From an insurance perspective, that distinction matters. Road safety outcomes feed directly into claims frequency, severity and long-term pricing assumptions. Licensing standards influence who is on the road, under what conditions, and with what level of supervision, all variables insurers implicitly price for, even if indirectly.
Hopwood frames the reforms squarely through that risk lens. “From an insurance and risk perspective, tighter young driver licensing standards are a welcome step,” she said, noting that they “have the potential to help reduce the number of collisions, improve driver behaviour and, over time, create greater confidence in underwriting.”
However, expectations remain measured. Regulatory change alone is rarely enough to shift outcomes quickly, particularly in a market already grappling with claims inflation and rising repair costs. As Hopwood cautioned, “while it will take sustained enforcement and cultural change to shift long-term trends, measures that strengthen competence behind the wheel are always likely to support safer roads and a more stable claims environment.”
There is also a broader UK dimension. While motor insurance is often discussed as a national market, Northern Ireland remains operationally distinct. Claims experience, injury patterns and regulatory frameworks already differ in subtle but meaningful ways from Great Britain, and the licensing reforms reinforce that divergence, adding another layer of complexity for insurers and brokers managing UK-wide motor and fleet risks.
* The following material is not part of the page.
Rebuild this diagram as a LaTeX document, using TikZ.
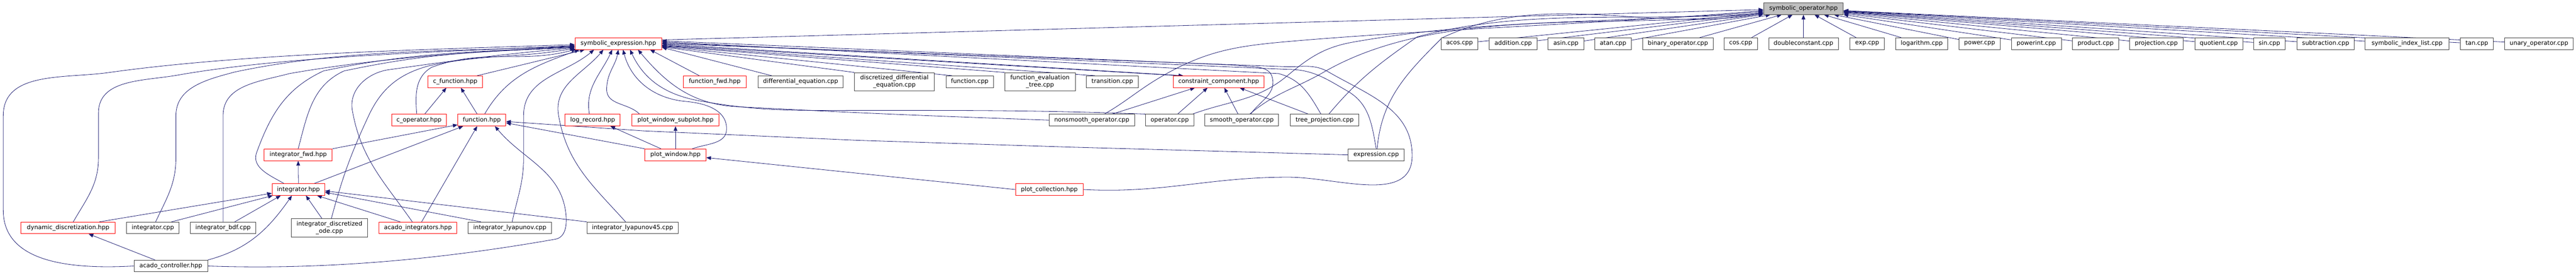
\documentclass[tikz,border=0pt]{standalone}
\usepackage{fontspec}
\setmainfont{DejaVu Sans}
\usetikzlibrary{arrows.meta}
\definecolor{edgec}{RGB}{25,25,112}
\definecolor{boxgray}{RGB}{64,64,64}
\definecolor{rootfill}{RGB}{191,191,191}
\definecolor{boxred}{RGB}{255,0,0}
\pgfdeclarelayer{bg}
\pgfsetlayers{bg,main}
\begin{document}
\begin{tikzpicture}[x=1pt,y=1.127pt,
  fb/.style={draw=boxgray, fill=white, line width=1pt, inner sep=0pt, minimum height=25pt,
    font=\fontsize{12.9}{15.4}\selectfont, align=center},
  rb/.style={fb, draw=boxred},
  gb/.style={fb, fill=rootfill},
  tb/.style={minimum height=39pt},
  e/.style={draw=edgec, line width=0.9pt, -{Triangle[length=10pt,width=8pt]}},
]
\useasboundingbox (0pt,0pt) rectangle (5520pt,-589pt);
% row 0
\node[gb, minimum width=171pt] (so) at (3864.5,-16.5) {symbolic\_operator.hpp};
% row 1
\node[rb, minimum width=186pt] (se) at (1325,-83) {symbolic\_expression.hpp};
\node[fb, minimum width=79pt] (acos) at (3127.5,-83) {acos.cpp};
\node[fb, minimum width=103pt] (addition) at (3242.5,-83) {addition.cpp};
\node[fb, minimum width=77pt] (asin) at (3355.5,-83) {asin.cpp};
\node[fb, minimum width=79pt] (atan) at (3456.5,-83) {atan.cpp};
\node[fb, minimum width=151pt] (binop) at (3595.5,-83) {binary\_operator.cpp};
\node[fb, minimum width=72pt] (cos) at (3730,-83) {cos.cpp};
\node[fb, minimum width=149pt] (dconst) at (3864.5,-83) {doubleconstant.cpp};
\node[fb, minimum width=74pt] (exp) at (4001,-83) {exp.cpp};
\node[fb, minimum width=112pt] (log) at (4118,-83) {logarithm.cpp};
\node[fb, minimum width=88pt] (power) at (4242,-83) {power.cpp};
\node[fb, minimum width=107pt] (powerint) at (4363.5,-83) {powerint.cpp};
\node[fb, minimum width=99pt] (product) at (4490.5,-83) {product.cpp};
\node[fb, minimum width=115pt] (projection) at (4620.5,-83) {projection.cpp};
\node[fb, minimum width=103pt] (quotient) at (4754.5,-83) {quotient.cpp};
\node[fb, minimum width=68pt] (sin) at (4863,-83) {sin.cpp};
\node[fb, minimum width=123pt] (subtraction) at (4983.5,-83) {subtraction.cpp};
\node[fb, minimum width=180pt] (sil) at (5158,-83) {symbolic\_index\_list.cpp};
\node[fb, minimum width=71pt] (tan) at (5307.5,-83) {tan.cpp};
\node[fb, minimum width=147pt] (unary) at (5440.5,-83) {unary\_operator.cpp};
% row 2
\node[rb, minimum width=117pt] (cfunc) at (975.5,-155.5) {c\_function.hpp};
\node[rb, minimum width=135pt] (ffwd) at (1531.5,-155.5) {function\_fwd.hpp};
\node[fb, minimum width=183pt] (diffeq) at (1715.5,-155.5) {differential\_equation.cpp};
\node[fb, tb, minimum width=171pt] (ddeq) at (1916.5,-155.5) {discretized\_differential\\\_equation.cpp};
\node[fb, minimum width=102pt] (fcpp) at (2078,-155.5) {function.cpp};
\node[fb, tb, minimum width=151pt] (fet) at (2228.5,-155.5) {function\_evaluation\\\_tree.cpp};
\node[fb, minimum width=111pt] (trans) at (2383.5,-155.5) {transition.cpp};
\node[rb, minimum width=195pt] (cc) at (2611.5,-155.5) {constraint\_component.hpp};
% row 3
\node[rb, minimum width=118pt] (cop) at (898,-228.5) {c\_operator.hpp};
\node[rb, minimum width=103pt] (fhpp) at (1032.5,-228.5) {function.hpp};
\node[rb, minimum width=118pt] (logrec) at (1270,-228.5) {log\_record.hpp};
\node[rb, minimum width=187pt] (subplot) at (1447.5,-228.5) {plot\_window\_subplot.hpp};
\node[fb, minimum width=183pt] (nonsmooth) at (2339.5,-228.5) {nonsmooth\_operator.cpp};
\node[fb, minimum width=103pt] (opcpp) at (2506.5,-228.5) {operator.cpp};
\node[fb, minimum width=158pt] (smooth) at (2661,-228.5) {smooth\_operator.cpp};
\node[fb, minimum width=147pt] (treeproj) at (2838.5,-228.5) {tree\_projection.cpp};
% row 4
\node[rb, minimum width=146pt] (ifwd) at (639,-294.5) {integrator\_fwd.hpp};
\node[rb, minimum width=131pt] (pwin) at (1447.5,-294.5) {plot\_window.hpp};
\node[fb, minimum width=120pt] (expr) at (2949,-294.5) {expression.cpp};
% row 5
\node[rb, minimum width=113pt] (ihpp) at (639.5,-360.5) {integrator.hpp};
\node[rb, minimum width=145pt] (pcoll) at (2248.5,-360.5) {plot\_collection.hpp};
% row 6
\node[rb, minimum width=202pt] (dyn) at (146,-433.5) {dynamic\_discretization.hpp};
\node[fb, minimum width=113pt] (icpp) at (327.5,-433.5) {integrator.cpp};
\node[fb, minimum width=140pt] (ibdf) at (478,-433.5) {integrator\_bdf.cpp};
\node[fb, tb, minimum width=164pt] (ido) at (706,-433.5) {integrator\_discretized\\\_ode.cpp};
\node[rb, minimum width=167pt] (aint) at (895.5,-433.5) {acado\_integrators.hpp};
\node[fb, minimum width=179pt] (ilya) at (1092.5,-433.5) {integrator\_lyapunov.cpp};
\node[fb, minimum width=195pt] (ilya45) at (1355.5,-433.5) {integrator\_lyapunov45.cpp};
% row 7
\node[fb, minimum width=158pt] (actrl) at (366,-506) {acado\_controller.hpp};

\begin{pgfonlayer}{bg}
% ---- into symbolic_operator.hpp
\foreach \n in {acos,addition,asin,atan,binop,cos,dconst,exp,log,power,powerint,product,projection,quotient,sin,subtraction,sil,tan,unary}
  \draw[e] (\n) -- (so);
\draw[e] ([yshift=8]se.east) -- ([yshift=-2]so.west);
\draw[e] ([xshift=27]nonsmooth.north) to[out=30,in=-150] (2490,-145) to[out=30,in=185] (2760,-79) to[out=5,in=185,distance=300pt] ([yshift=-4]so.west);
\draw[e] ([xshift=49]opcpp.north) to[out=20,in=-140] (2760,-143) to[out=40,in=190] (2900,-80) to[out=10,in=185,distance=300pt] ([yshift=-6]so.west);
\draw[e] ([xshift=17]smooth.north) to[out=40,in=-150] (2837,-137) to[out=30,in=188,distance=300pt] ([yshift=-8]so.west);
\draw[e] ([xshift=9]treeproj.north) to[out=50,in=-145] (3037,-70) to[out=15,in=185,distance=250pt] ([yshift=-9]so.west);
\draw[e] ([xshift=2]expr.north) to[out=85,in=-135] (3090,-72) to[out=25,in=190,distance=250pt] ([yshift=-10]so.west);
% ---- into symbolic_expression.hpp (left)
\draw[e] (actrl.west) to[out=183,in=-90] (7,-400) -- (7,-220) to[out=90,in=188] (233,-138) to[out=8,in=182,distance=300pt] ([yshift=-2]se.west);
\draw[e] ([xshift=11]dyn.north) to[out=60,in=-90] (211,-300) -- (211,-215) to[out=90,in=190] (380,-143) to[out=10,in=183,distance=250pt] ([yshift=-4]se.west);
\draw[e] ([xshift=6]icpp.north) to[out=65,in=-90] (377,-300) -- (377,-220) to[out=90,in=195] (503,-137) to[out=12,in=183,distance=250pt] ([yshift=-5]se.west);
\draw[e] (ibdf.north) -- (478,-220) to[out=90,in=195] (620,-140) to[out=10,in=183,distance=200pt] ([yshift=-6]se.west);
\draw[e] ([xshift=-31]ihpp.north) to[out=150,in=-110] (550,-290) to[out=70,in=205] (693,-135) to[out=12,in=183,distance=200pt] ([yshift=-7]se.west);
\draw[e] (ifwd.north) to[out=75,in=205] (737,-135) to[out=12,in=183,distance=200pt] ([yshift=-8]se.west);
\draw[e] ([xshift=4]ido.north) to[out=75,in=-115] (790,-220) to[out=65,in=195] (920,-125) to[out=12,in=190] ([yshift=-10]se.west);
\draw[e] ([xshift=-12]aint.north) to[out=125,in=-80] (755,-210) to[out=100,in=190] (830,-133) to[out=8,in=185] ([yshift=-9]se.west);
\draw[e] ([xshift=-5]cop.north) to[out=95,in=210] (925,-128) to[out=20,in=195] ([xshift=3,yshift=1]se.south west);
\draw[e] ([xshift=47]cfunc.north) -- ([xshift=-72]se.south);
\draw[e] ([xshift=6]fhpp.north) to[out=60,in=200] ([xshift=10]se.south west);
% ---- into symbolic_expression.hpp (bottom)
\draw[e] ([xshift=5]ilya.north) to[out=78,in=-90] (1122,-300) -- (1122,-220) to[out=90,in=-140] ([xshift=-52]se.south);
\draw[e] ([xshift=-15]ilya45.north) to[out=132,in=-80] (1197,-220) to[out=100,in=-130] ([xshift=-32]se.south);
\draw[e] ([xshift=-7]logrec.north) to[out=100,in=-115] ([xshift=-13]se.south);
\draw[e] ([xshift=-77]subplot.north) to[out=135,in=-90] (1300,-170) to[out=90,in=-100] (se.south);
\draw[e] ([xshift=36]pwin.north) to[out=20,in=-90] (1557,-245) to[out=90,in=-5] (1470,-193) to[out=175,in=-75] ([xshift=10]se.south);
\draw[e] ([xshift=-51]opcpp.north) to[out=178,in=0] (1840,-210) to[out=180,in=-10] (1500,-192) to[out=170,in=-65] ([xshift=25]se.south);
\draw[e] (nonsmooth.west) to[out=178,in=-3] (1580,-203) to[out=177,in=-50] ([xshift=42]se.south);
\draw[e] ([xshift=-33]ffwd.north) -- ([xshift=68]se.south);
% ---- into symbolic_expression.hpp (right)
\draw[e] ([xshift=-62]diffeq.north) -- ([yshift=-8]se.east);
\draw[e] (ddeq.north west) -- ([yshift=-7]se.east);
\draw[e] ([xshift=-38]fcpp.north) -- ([yshift=-6]se.east);
\draw[e] (fet.north west) -- ([yshift=-5]se.east);
\draw[e] ([xshift=-37]trans.north) -- ([yshift=-4]se.east);
\draw[e] ([xshift=13]cc.north west) -- ([yshift=-3]se.east);
\draw[e] ([yshift=-1]se.east) -- ([xshift=22]cc.north west);
\draw[e] ([xshift=19]smooth.north) to[out=55,in=-80] (2727,-150) to[out=100,in=-10] (2650,-124) -- ([yshift=6]se.east);
\draw[e] ([xshift=-8]treeproj.north) to[out=120,in=-15] (2740,-140) -- ([yshift=4]se.east);
\draw[e] (expr.north) to[out=100,in=-30] (2887,-173) to[out=150,in=0] (2760,-132) -- ([yshift=2]se.east);
\draw[e] (pcoll.east) to[out=-3,in=180] (2760,-337) to[out=0,in=-90] (3026,-296) to[out=90,in=-30] (2847,-137) to[out=150,in=0] (2760,-127) -- ([yshift=0]se.east);
% ---- into constraint_component.hpp
\draw[e] ([xshift=44]nonsmooth.north) -- ([xshift=-51]cc.south);
\draw[e] ([xshift=17]opcpp.north) -- ([xshift=-24]cc.south);
\draw[e] ([xshift=-8]smooth.north) -- ([xshift=12]cc.south);
\draw[e] ([xshift=-35]treeproj.north) -- ([xshift=45]cc.south);
% ---- into c_function.hpp
\draw[e] ([xshift=12]cop.north) -- ([xshift=-19]cfunc.south);
\draw[e] ([xshift=-10]fhpp.north) -- ([xshift=12]cfunc.south);
% ---- into function.hpp
\draw[e] (ifwd.north east) -- ([yshift=-10]fhpp.west);
\draw[e] ([xshift=34]ihpp.north) -- ([xshift=-40]fhpp.south);
\draw[e] ([xshift=8]aint.north) -- ([xshift=-10]fhpp.south);
\draw[e] (actrl.east) to[out=-2,in=-170,distance=250pt] (1190,-455) to[out=10,in=-85] (1213,-410) to[out=95,in=-50] ([xshift=28]fhpp.south);
\draw[e] (expr.west) -- (2300,-280) -- (1840,-267) -- (1380,-249) -- ([yshift=-3]fhpp.east);
\draw[e] (pwin.north west) -- ([yshift=-6]fhpp.east);
% ---- plot window family
\draw[e] ([xshift=-31]pwin.north) -- ([xshift=38]logrec.south);
\draw[e] (pwin.north) -- (subplot.south);
\draw[e] (pcoll.west) -- ([yshift=-6]pwin.east);
% ---- into integrator.hpp / integrator_fwd.hpp
\draw[e] (ihpp.north) -- (ifwd.south);
\draw[e] ([xshift=67]dyn.north) -- ([yshift=-8]ihpp.west);
\draw[e] ([xshift=40]icpp.north) -- ([xshift=2]ihpp.south west);
\draw[e] ([xshift=25]ibdf.north) -- ([xshift=-38]ihpp.south);
\draw[e] (actrl.north east) to[out=15,in=-125] ([xshift=-14]ihpp.south);
\draw[e] ([xshift=-16]ido.north) -- ([xshift=16]ihpp.south);
\draw[e] ([xshift=-38]aint.north) -- ([xshift=40]ihpp.south);
\draw[e] ([xshift=-62]ilya.north) -- ([yshift=-6]ihpp.east);
\draw[e] (ilya45.north west) -- ([yshift=-3]ihpp.east);
% ---- into dynamic_discretization.hpp
\draw[e] ([xshift=-34]actrl.north) -- ([xshift=44]dyn.south);
\end{pgfonlayer}
\end{tikzpicture}
\end{document}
Importantly, the data does not suggest that regulation alone is a silver bullet. But the fatality-rate gap between Northern Ireland and Great Britain does strengthen the case for intervention, particularly when viewed through a long-term risk lens rather than a short-term compliance one.
What remains to be seen is how quickly any downstream effects materialise. Changes in claims outcomes tend to lag regulatory reform, and the real test will be whether improved licensing standards translate into sustained reductions in serious and fatal collisions over time.
What is clear, however, is that Northern Ireland’s licensing changes are not happening in a vacuum. They reflect a measurable difference in road-safety outcomes within the UK, one that continues to set Northern Ireland apart from Great Britain, and one that insurers, brokers and policymakers alike will be watching closely.